Aiteo Eastern Exploration and Production is in debt restructuring talks with its lenders, group managing director Victor Okoronkwo tells The Africa Report.
All parameters of the company’s debt are under consideration as part of the talks, which began shortly before the COVID-19 pandemic, Okoronkwo said. The discussions to date have been “fruitful” and Okoronkwo said he hopes that an agreement can be reached “as soon as possible.”
He declined to say whether a debt-for-equity swap was on the table, citing “commercial sensitivities.”
Aiteo Eastern is the operator of oil mining lease (OML) 29, a joint venture with the Nigeria National Petroleum Corporation (NNPC).
The company also operates the 97-kilometre Nembe Creek Trunk Line, which serves as an industry-wide evacuation pipeline for produced fluids to the Bonny Terminal.
- That pipeline is a source of comfort to the company’s lenders, Okoronkwo said.
The company is grappling with the consequences of loading up on oil reserves at a time of much higher prices. Aiteo in 2015 bought Shell’s stake in OML 29 and the Nembe Creek Trunk Line for $1.7 billion. It also purchased Total’s stake in OML 29 for $569 million.
- Those decisions now mean that Aiteo is among Nigerian oil producers least able to withstand prolonged low oil prices, according to Yann Alix, head of Ashurst Africa in London.

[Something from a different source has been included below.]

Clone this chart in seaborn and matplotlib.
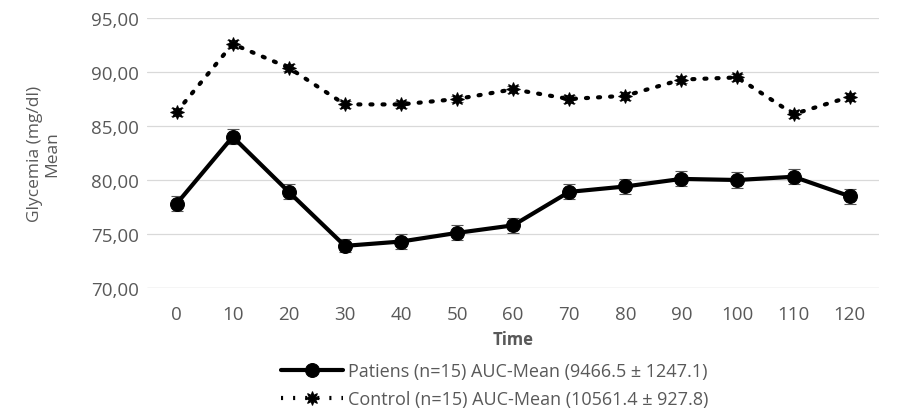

- Aiteo “acquired assets with substantial borrowings in a drastically different oil price environment”, Alix said in March.
Such a view is “uninformed,” Okoronkwo said, pointing to the company’s resource base which “gives us the robustness we need.”
- Increasing oil production would be one possible course of action, he said.
Nigerian banks face severe risks from the oil price.
According to Fitch, the oil and gas sector represented about 30% of Nigerian banks’ gross loans at the end of the third quarter of 2019.
- The cost of risk for Nigerian banks rose by 200 basis points during the 2015 oil price shock and Fitch does not rule out a similar increase in 2020.
Aiteo, which contributes over 5% of Nigeria’s daily oil production, has one of the largest private storage facilities for refined petroleum products in sub-Saharan Africa.
These include petroleum storage facilities with capacity of more than 320 million litres at Port Harcourt and Apapa.
Okoronkwo has previously said that the Nigeria’s power shortage could be resolved through better use of the nation’s huge gas deposits. Part of Aiteo’s strategy is to raise gas production.
- The company is now producing 60m square cubic feet of natural gas per day, which is derived from oil production, Okoronkwo said.
- Depending on financing, he hopes to raise that to 250m square cubic feet in three years. “Our focus is to unlock the gas resource.”
Okoronkwo is confident that its resource base gives it the “buffer” to withstand even a prolonged period of low oil prices.
The company’s assets mean that “all you need to do is restrategise” if an unexpected event like COVID-19 occurs, he said. “Our aims are still attainable. We are weathering the storm.”
Bottom Line: Aiteo’s diversified resource base puts it in a stronger position than most to push through debt restructuring on its own terms.